The recent drought in European secondary share sales ended on Thursday night with a rash of surprise deals. They haven't fared well.
Broadcaster ProSiebenSat.1 Media SE has sold new shares raising 515 million euros ($572 million) in a placing to fund unspecified acquisitions. The private equity backers of DFS sold 62 million pounds of stock in the British furniture store. Two big investors in Corticeira Amorim SA raised 105 million euros selling 10 percent of the cork specialist. Buyout firm KKR sold 10 percent of flooring business Tarkett SA, raising 196 million euros. And a large shareholder in Russian retailer Magnit PJSC is offering a 1.3 percent stake for sale.

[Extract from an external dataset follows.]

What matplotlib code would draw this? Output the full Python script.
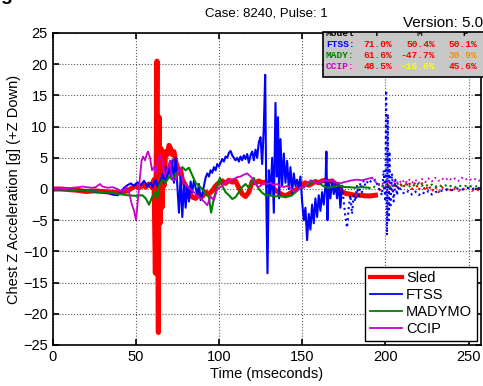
import matplotlib
matplotlib.use('Agg')
import matplotlib.pyplot as plt
from matplotlib.patches import Rectangle
import numpy as np

plt.rcParams['font.family'] = ['Liberation Sans', 'DejaVu Sans']

# time (ms) / chest Z acceleration (g)
sled_t = [0, 5, 10, 15, 20, 25, 30, 35, 40, 45, 48, 50, 52, 54, 56, 58, 60, 61, 61.8, 62.3,
          62.8, 63.2, 63.6, 64.1, 64.6, 65.2, 65.8, 66.5, 67, 68, 69, 70, 71, 72, 73, 74, 75,
          76, 77, 78, 80, 82, 84, 86, 88, 90, 92, 94, 96, 98, 100, 102, 104, 106, 108, 110,
          112, 114, 116, 118, 120, 122, 124, 126, 128, 130, 132, 134, 136, 138, 140, 142, 144,
          146, 148, 150, 152, 154, 156, 158, 160, 162, 164, 166, 168, 170, 172, 174, 176, 178,
          180, 182, 185, 188, 191, 194, 196, 198, 200, 202, 204, 206, 208, 210, 212, 214, 216,
          218, 220, 222, 224, 226, 228, 230, 232, 234, 236, 238, 240, 242, 244, 246, 248, 250,
          252, 254, 256, 258]
sled_g = [0, 0, -0.1, -0.2, -0.4, -0.3, -0.4, -0.5, -0.6, -0.3, 0.2, 0.5, 0.2, 0.6, 0.3, 0.8,
          0.2, 1.5, -13.5, 3, 20.5, -6, -23, 11.5, -5.5, 6.5, -3, 4, 0.5, 6, 5.5, 7, 6.5, 5.5,
          6, 4.5, 3.5, 2.5, 3, 1.5, 0.5, -0.5, -1.3, -1.5, -0.8, -1.2, -0.5, -0.8, -0.3, 0.5,
          1, 1.3, 0.9, 1.4, 1.1, 1.3, 0.2, -0.8, -1.2, -0.5, 1.2, 1.0, 1.3, 1.0, 1.1, 0.5, 0.2,
          -0.2, -0.6, -0.9, -1.1, -0.8, -0.5, -0.2, 0.3, 0.7, 1.0, 0.6, 0.9, 1.2, 1.0, 1.3, 1.4,
          1.2, 1.3, 0.8, 0.2, -0.4, -0.7, -0.8, -0.9, -1.0, -1.0, -1.1, -1.1, -1.0, -0.4, 0.3,
          0.0, 0.6, -0.2, 0.8, 0.1, 1.0, 0.2, 1.2, 0.0, 1.1, -0.2, 0.9, -0.3, 0.6, -0.4, 0.4,
          -0.5, 0.3, -0.3, 0.2, -0.4, 0.1, -0.3, 0.2, -0.2, 0.2, -0.3, 0.1, -0.2, 0.0]
sled_cut = 194

ftss_t = [0, 5, 10, 15, 20, 25, 30, 33, 36, 39, 41, 43, 45, 47, 49, 51, 53, 55, 57, 59, 60, 62,
          63, 65, 66, 67, 68, 69, 70, 71, 72, 73, 74, 75, 76, 77, 78, 79, 80, 81, 82, 83, 84,
          85, 86, 87, 88, 89, 90, 91, 92, 93, 94, 95, 96, 97, 98, 99, 100, 101, 102, 103, 104,
          105, 106, 107, 108, 109, 110, 111, 112, 113, 114, 115, 116, 117, 118, 119, 120, 121,
          122, 123, 124, 125, 126, 127, 127.8, 128.5, 129.2, 130, 131, 132, 133, 134, 134.8,
          135.5, 136.2, 137, 138, 139, 140, 141, 142, 143, 144, 145, 146, 147, 148, 149, 150,
          151, 152, 153, 154, 155, 156, 157, 158, 159, 160, 161, 162, 163, 164, 164.6, 165.2,
          166, 167, 168, 169, 170, 171, 172, 173, 174, 175, 176, 177, 178, 179, 180, 181, 182,
          183, 184, 185, 186, 187, 188, 190, 192, 194, 196, 198, 199, 200, 200.5, 201, 201.5,
          202, 202.5, 203, 204, 205, 206, 207, 208, 210, 212, 214, 216, 218, 220, 222, 224, 226,
          228, 230, 232, 235, 238, 240, 243, 246, 249, 252, 255, 258]
ftss_g = [0, -0.1, 0, -0.2, -0.3, -0.4, -0.5, -0.6, -0.9, -1.0, -0.6, 0.2, 0.6, 0.9, 0.5, 1.1,
          0.6, 1.3, 0.4, 1.0, 0.3, 1.5, 0.5, 1.2, 2.5, 1.0, 3.5, 1.5, 4.0, 2.0, 4.6, 1.0, 5.0,
          0.5, -3.8, 2.0, -4.5, 1.0, -3.0, 0.5, -2.0, 1.2, -0.5, 1.4, 0.2, -1.0, 0.8, -1.8,
          -0.8, 0.5, 1.8, 2.5, 2.0, 3.0, 2.6, 3.5, 3.0, 4.0, 3.6, 4.2, 4.8, 4.4, 5.2, 5.0, 5.8,
          6.1, 5.4, 5.0, 4.6, 5.0, 4.4, 5.2, 4.6, 5.4, 4.8, 5.6, 4.2, 5.4, 6.0, 4.6, 6.3, 5.0,
          7.5, 8.3, 4.0, 10.0, 18.3, -2.0, -13.5, 3.0, -1.0, 5.0, -3.8, 13.8, 2.0, 11.5, -1.5,
          8.0, 0.5, 5.7, 1.0, 4.5, 0.0, 3.5, -0.7, 2.5, 0.5, 1.5, 0.2, 2.0, -2.0, -5.0, -3.0,
          -8.2, -4.0, -6.5, -2.5, -5.5, -1.5, -4.5, -1.0, -3.5, -0.5, -2.5, 0.5, 6.0, -5.0, 1.0,
          -1.5, 1.4, -0.8, 0.8, -1.5, 1.0, -3.0, 0.5, -2.0, -4.5, -6.2, -3.0, -1.0, -4.0, -1.0,
          -2.0, 0.5, -1.5, 1.0, -0.5, 1.4, 0.5, 1.5, 1.0, 1.5, 0.2, -1.0, 3.0, -2.0, 15.8, -7.4,
          12.0, -5.0, 6.0, -3.0, 2.5, -2.0, 1.5, -1.0, 0.5, -0.5, -0.8, -0.3, -0.9, -0.4, -1.0,
          -0.5, -0.8, -0.3, -0.9, -0.5, -0.4, -0.2, 0.0, -0.2, 0.1, -0.1, 0.2, 0.0, 0.2, 0.1]
ftss_cut = 174

mady_t = [0, 5, 10, 15, 20, 25, 30, 35, 40, 45, 50, 54, 56, 58, 60, 62, 63, 64, 66, 68, 70, 72,
          74, 76, 78, 80, 82, 84, 86, 88, 90, 92, 94, 95.3, 97, 99, 100.6, 102, 104, 106, 108,
          110, 112, 114, 116, 118, 120, 121, 122, 124, 126, 128, 130, 132, 134, 136, 138, 140,
          142, 144, 146, 148, 150, 152, 154, 156, 158, 160, 162, 164, 166, 168, 170, 172, 174,
          176, 178, 182, 186, 190, 192, 194, 196, 198, 200, 202, 204, 206, 208, 210, 212, 214,
          216, 218, 220, 222, 224, 226, 228, 230, 232, 234, 236, 238, 240, 242, 244, 246, 248,
          250, 252, 254, 256, 258]
mady_g = [0, -0.1, -0.1, -0.2, -0.3, -0.4, -0.5, -0.6, -0.8, -1.0, -1.1, -1.0, -1.5, -2.5,
          -1.2, -0.5, -1.5, 0.5, 1.5, 1.0, 2.0, 1.5, 2.5, 2.8, 3.5, 3.0, 3.4, 2.2, 1.0, 0.5,
          0.0, -0.8, -1.3, -3.8, -1.5, 0.5, 1.8, 0.5, -0.5, -1.0, -1.6, -1.3, -0.5, 0.3, 0.8,
          0.2, 1.2, 1.8, 1.0, 0.0, -0.6, -1.0, -1.0, -1.1, -1.2, -1.1, -1.2, -1.1, -1.2, -1.0,
          -0.5, 0.0, 0.2, 0.5, 0.8, 1.0, 1.2, 1.0, 0.6, 0.3, 0.2, 0.3, 0.4, 0.6, 0.4, 0.3, 0.3,
          0.2, 0.3, 0.2, 0.0, 0.5, 0.8, 0.3, 0.9, 0.2, 0.8, 0.4, 1.0, 0.5, 0.9, 0.3, 0.8, 0.4,
          0.9, 0.5, 0.8, 0.4, 0.7, 0.3, 0.7, 0.4, 0.6, 0.3, 0.6, 0.3, 0.6, 0.4, 0.5, 0.3, 0.5,
          0.4, 0.5, 0.4]
mady_cut = 190

ccip_t = [0, 4, 8, 12, 16, 18, 20, 24, 26, 28.5, 30, 33, 36, 39, 41, 43, 44.5, 46, 47.5, 49,
          50.2, 51.4, 52.6, 53.5, 54.4, 55.6, 56.8, 57.4, 58.6, 59.8, 61, 62, 63.4, 64.6, 65.8,
          66.4, 67.6, 68.8, 70, 70.6, 71.5, 72.4, 74, 75.4, 76.5, 78.5, 80.8, 82.6, 85, 87, 89,
          91, 93, 95, 97, 99, 101, 103, 105, 107, 109, 111, 113, 115, 117, 119, 120.7, 122,
          123.5, 125, 127, 129, 131, 133, 135, 137, 139, 141, 143, 145, 147, 149, 151, 153, 155,
          157, 159, 161, 163, 165, 167, 169, 171, 173, 175, 177, 180, 183, 186, 189, 192, 194,
          196, 198, 200, 202, 204, 206, 208, 210, 212, 214, 216, 218, 220, 222, 224, 226, 228,
          230, 232, 234, 236, 238, 240, 242, 244, 246, 248, 250, 252, 254, 256, 258]
ccip_g = [0, 0.1, 0.0, 0.2, 0.3, 0.4, 0.3, 0.2, 0.3, 0.8, 0.4, 0.2, 0.3, 0.0, -0.3, -0.2, 0.3,
          -0.5, -2.3, -3.5, -5.0, -1.5, 2.0, 4.5, 5.2, 4.6, 5.7, 6.0, 5.0, 3.0, 3.5, 2.5, 4.5,
          5.4, 4.5, 3.5, 2.0, 3.0, 4.0, 4.6, 2.0, 1.4, 1.5, 2.7, 3.5, 1.0, 0.5, 0.0, -0.5,
          -1.2, -1.5, -2.0, -2.6, -1.2, -1.8, 0.0, 0.3, 0.8, 1.2, 1.5, 1.6, 1.9, 2.0, 2.3, 2.5,
          2.0, 1.5, 0.8, 0.3, 0.5, 1.0, 0.8, 1.0, 0.6, 0.8, 0.4, 0.3, 0.5, 0.2, -0.4, -0.3, 0.3,
          0.2, 0.8, 1.4, 1.2, 1.0, 1.2, 1.4, 1.3, 1.4, 1.2, 1.0, 0.9, 1.1, 1.2, 1.4, 1.5, 1.4,
          1.6, 1.8, 1.2, 0.6, 1.0, 0.4, 1.2, 0.6, 1.4, 0.8, 1.5, 0.9, 1.6, 1.0, 1.5, 0.9, 1.6,
          1.1, 1.7, 1.2, 1.8, 1.3, 1.7, 1.4, 1.8, 1.4, 1.7, 1.3, 1.8, 1.5, 1.7, 1.4, 1.6, 1.3,
          1.5]
ccip_cut = 192

series = [
    ('Sled', sled_t, sled_g, sled_cut, '#ff0000', 3.6),
    ('FTSS', ftss_t, ftss_g, ftss_cut, '#0000ff', 1.5),
    ('MADYMO', mady_t, mady_g, mady_cut, '#008000', 1.5),
    ('CCIP', ccip_t, ccip_g, ccip_cut, '#cc00cc', 1.3),
]

# correlation table
models = ['FTSS:', 'MADY:', 'CCIP:']
model_colors = ['#0000ff', '#008000', '#cc00cc']
table_cols = ['T', 'M', 'P']
table_vals = [['71.0%', '50.4%', '50.1%'],
              ['61.6%', '-47.7%', '38.9%'],
              ['48.5%', '-16.6%', '45.6%']]
table_colors = [['#ff0000', '#ff0000', '#ff0000'],
                ['#ff0000', '#ff0000', '#ff8c00'],
                ['#ff0000', '#ffff00', '#ff0000']]

W, H = 483, 386
fig = plt.figure(figsize=(W / 100, H / 100), dpi=100)
ax = fig.add_axes([52.5 / W, 1 - 345 / H, (481 - 52.5) / W, (345 - 33) / H])

for name, t, g, cut, c, lw in series:
    t = np.array(t)
    g = np.array(g)
    solid = t <= cut
    dotted = t >= cut
    ax.plot(t[solid], g[solid], color=c, lw=lw, label=name)
    ax.plot(t[dotted], g[dotted], color=c, lw=min(lw, 1.6), ls=':')

ax.set_xlim(0, 257.5)
ax.set_ylim(-25, 25)
ax.set_xticks([0, 50, 100, 150, 200, 250])
ax.set_yticks(np.arange(-25, 26, 5))
ax.grid(True, ls=':', color='0.35', lw=0.8)
ax.tick_params(direction='in', top=True, right=True, length=4, labelsize=10.5, width=1.2)
for s in ax.spines.values():
    s.set_linewidth(1.2)
ax.set_xlabel('Time (mseconds)', fontsize=10.5, labelpad=2)
ax.set_ylabel('Chest Z Acceleration [g] (+Z Down)', fontsize=10.5, labelpad=1)
ax.set_title('Case: 8240, Pulse: 1', fontsize=9.5, pad=12)

leg = ax.legend(loc='lower right', fontsize=10.5, fancybox=False, framealpha=1,
                edgecolor='black', borderaxespad=0.3, handlelength=2.2,
                handletextpad=0.3, labelspacing=0.2, borderpad=0.3)
leg.get_frame().set_linewidth(1.0)
for h in leg.get_lines():
    h.set_linewidth(1.3)
leg.get_lines()[0].set_linewidth(3)

fig.text(483 / W, 1 - 27 / H, 'Version: 5.0', ha='right', va='baseline', fontsize=11)
fig.text(0.0, 1.012, 'g', fontsize=14, fontweight='bold', va='center')

# gray table box
box = Rectangle((323 / W, 1 - 77 / H), 170 / W, 45 / H, transform=fig.transFigure,
                facecolor='#c8c8c8', edgecolor='black', lw=1.2, zorder=5)
fig.patches.append(box)
mono = dict(family='Liberation Mono', fontweight='bold', fontsize=6.8, zorder=6)
hdr_y = 1 - 34 / H
txt = fig.text(326 / W, hdr_y, 'Model', va='center', color='black', **mono)
txt.set_clip_path(box)
for cx, lab in zip([377, 419, 465], table_cols):
    txt = fig.text(cx / W, hdr_y, lab, va='center', ha='center', color='black', **mono)
    txt.set_clip_path(box)
for i, m in enumerate(models):
    y = 1 - (44.5 + 11 * i) / H
    fig.text(326 / W, y, m, va='center', color=model_colors[i], **mono)
    for j, rx in enumerate([392, 435, 477]):
        fig.text(rx / W, y, table_vals[i][j], va='center', ha='right',
                 color=table_colors[i][j], **mono)

fig.savefig('out.png', dpi=100)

This has been a poor week in equities because of the mounting uncertainty about the outcome of the U.S. election, and the market hasn't taken the placings well. ProSieben shares are under the placing price and 7 percent lower than their last close. It's not clear if book runners Goldman Sachs and Unicredit underwrote the deal and are still sitting on stock, but the German broadcaster says it has the funds.
DFS shares fell below the level of the share placing, trading 10 percent down from Thursday's close. While shares in Corticeira and Tarkett are above their placing price, the deals have still left the shares down 7 and 5 percent down respectively. Magnit's London GDRs are down about 4 percent.
Discounts on secondary deals in Europe were just over 4 percent in September, according to Bloomberg data. This rose to just under 6 percent in October, when stock markets started to adjust for the likelihood of a U.S. rate rise. But the DFS deal was done at a striking 9 percent discount.
It's not hard to see why these issuers decided to brave fragile markets. Volatility may only get worse next week with the U.S. poll, shutting the market for placings altogether.
Thursday may prove to have been the last open window. Of course, September would have been a better time to raise funds but issuers sometimes have no choice over the timing of secondary sales as they may be bound by lock-ups imposed at IPO.
The dearth of placings will put pressure on banks to make promises to sellers to underwrite shares sales at brave prices. That may prove costly if they can't then find buyers for all the stock in these tricky markets.